Allocating matrix performances-CodePudding

I have two scenarios, in both i allocate 78*2 sizeof(int) of memory and initialize it to 0. Are there any differences regards performances?

Scenario A:

int ** v = calloc(2 , sizeof(int*));

    for (i=0; i<2;   i)
    {
        v[i] = calloc(78, sizeof(int));
    }

Scenario B:

int ** v = calloc(78 , sizeof(int*));

    for (i=0; i<78;   i)
    {
        v[i] = calloc(2, sizeof(int));
    }

I supposed that in performance terms, it's better to use a calloc if an initialize array is needed, let me know if I'm wrong

CodePudding user response：

First, discussing optimization abstractly has some difficulties because compilers are becoming increasingly better at optimization. (For some reason, compiler developers will not stop improving them.) We do not always know what machine code given source code will produce, especially when we write source code today and expect it to be used for many years to come. Optimization may consolidate multiple steps into one or may omit unnecessary steps (such as clearing memory with calloc instead of malloc immediately before the memory is completely overwritten in a for loop). There is a growing difference between what source code nominally says (“Do these specific steps in this specific order”) and what it technically says in the language abstraction (“Compute the same results as this source code in some optimized fashion”).

However, we can generally figure that writing source code without unnecessary steps is at least as good as writing source code with unnecessary steps. With that in mind, let’s consider the nominal steps in your scenarios.

In Scenario A, we tell the computer:

Allocate 2 int *, clear them, and put their address in v.
Twice, allocate 78 int, clear them, and put their addresses in the preceding int *.

In Scenario B, we tell the computer:

Allocate 78 int *, clear them, and put their address in v.
78 times, allocate two int, clear them, and put their addresses in the preceding int *.

We can easily see two things:

Both of these scenarios both clear the memory for the int * and immediately fill it with other data. That is wasteful; there is no need to set memory to zero before setting it to something else. Just set it to something else. Use malloc for this, not calloc. malloc takes just one parameter for the size instead of two that are multiplied, so replace calloc(2, sizeof (int *)) with malloc(2 * sizeof (int *)). (Also, to tie the allocation to the pointer being assigned, use int **v = malloc(2 * sizeof *v); instead of repeating the type separately.)
At the step where Scenario B does 78 things, Scenario A does two things, but the code is otherwise very similar, so Scenario A has fewer steps.
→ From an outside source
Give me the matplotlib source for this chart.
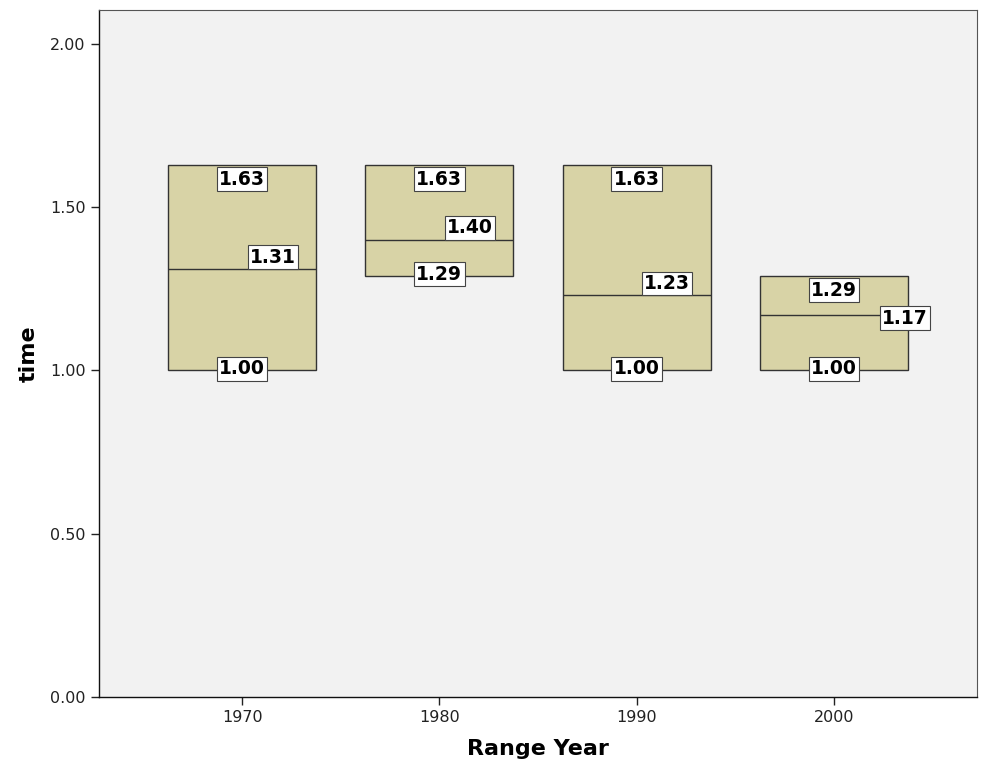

If both would serve some purpose, then A is likely preferable.

However, both scenarios allude to another issue. Presumably, the so-called array will be used later in the program, likely in a form like v[i][j]. Using this as a value means:

Fetch the pointer v.
Calculate i elements beyond that.
Fetch the pointer at that location.
Calculate j elements beyond that.
Fetch the int at that location.

Let’s consider a different way to define v: int (*v)[78] = malloc(2 * sizeof *v);.

This says:

Allocate space for 2 arrays of 78 int and put their address in v.

Immediately we see that involves fewer steps than Scenario A or Scenario B. But also look at what it does to the steps for using v[i][j] as a value. Because v is a pointer to an array instead of a pointer to a pointer, the computer can calculate where the appropriate element is instead of having to load an address from memory:

Fetch the pointer v.
Calculate i•78 elements beyond that.
Calculate j elements beyond that.
Fetch the int at that location.

So this pointer-to-array version is one step fewer than the pointer-to-pointer version.

Further, the pointer-to-pointer version requires an additional fetch from memory for each use of v[i][j]. Fetches from memory can be expensive relative to in-processor operations like multiplying and adding, so it is a good step to eliminate. Having to fetch a pointer can prevent a processor from predicting where the next load from memory might be based on recent patterns of use. Additionally, the pointer-to-array version puts all the elements of the 2×78 array together in memory, which can benefit the cache performance. Processors are also designed for efficient use of consecutive memory. With the pointer-to-pointer version, the separate allocations typically wind up with at least some separation between the rows and may have a lot of separation, which can break the benefits of consecutive memory use.